How to utilize the repo to replicate MoE-Mamba

Question

How to utilize the repo to replicate MoE-Mamba

chazzmoney opened this issue 6 months ago · comments

Hello,

Thank you for providing the repo. I am actually a fan of all three of the associated papers, so I really appreciate finding it this time. I've implemented MoT myself in two projects with positive results.

I'd like to replicate some of the work you've done in your most recent paper, MoE-Mamba. However, I'm struggling to figure out how you utilized this repo to perform the experiments as described in the paper. Any information would be useful.

Thank you,

Charles

Eupham · Answer 1 · Sun Jan 21 2024 02:56:17 GMT+0800 (China Standard Time)

I'm fumbling around here as well. I just came from using mamba-chat's implementation of mamba training and am trying to figure out how to integrate this in my workflow.

FloMru · Answer 2 · Tue Jan 23 2024 17:05:43 GMT+0800 (China Standard Time)

I am also interested in this.

Eupham · Answer 3 · Sat Jan 27 2024 01:57:40 GMT+0800 (China Standard Time)

This is a fun repo to watch.

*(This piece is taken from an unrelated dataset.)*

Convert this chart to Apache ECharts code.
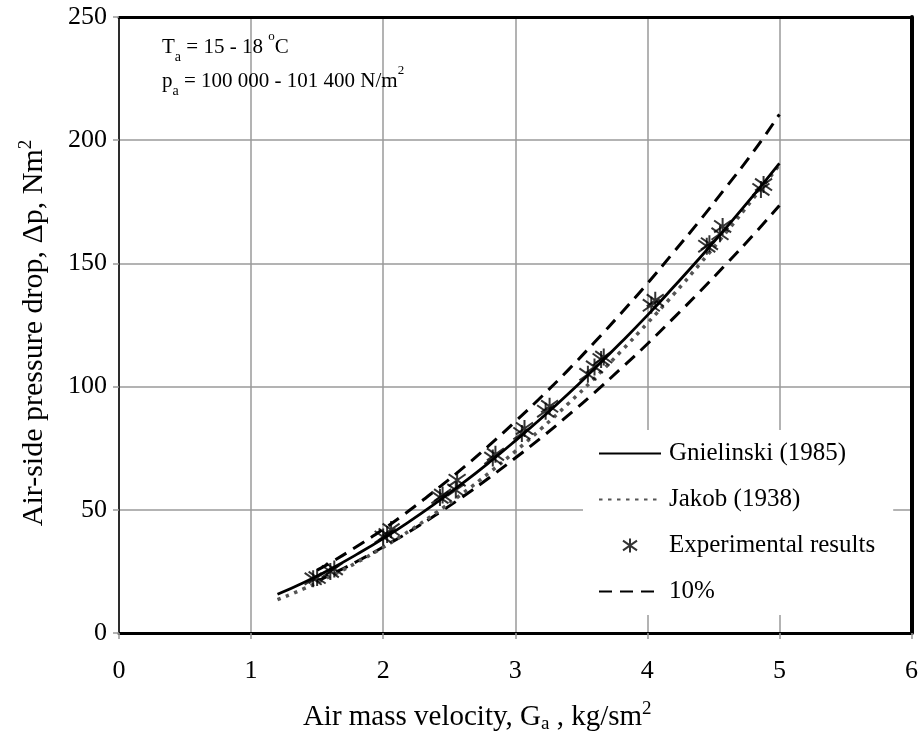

Looking at https://github.com/llm-random/llm-random/pull/340/commits it still looks like they're working on trying out multiple implementations using MoE with mamba. I'm guessing this is a WIP and giving a direct implementation could possibly take a wait or diy. I'm just looking for the entry point into the original mamba model from state spaces.

Yikun Liu · Answer 4 · Mon Feb 26 2024 17:42:48 GMT+0800 (China Standard Time)

Is there any solution to replicate the Moe-mamba now? 🤔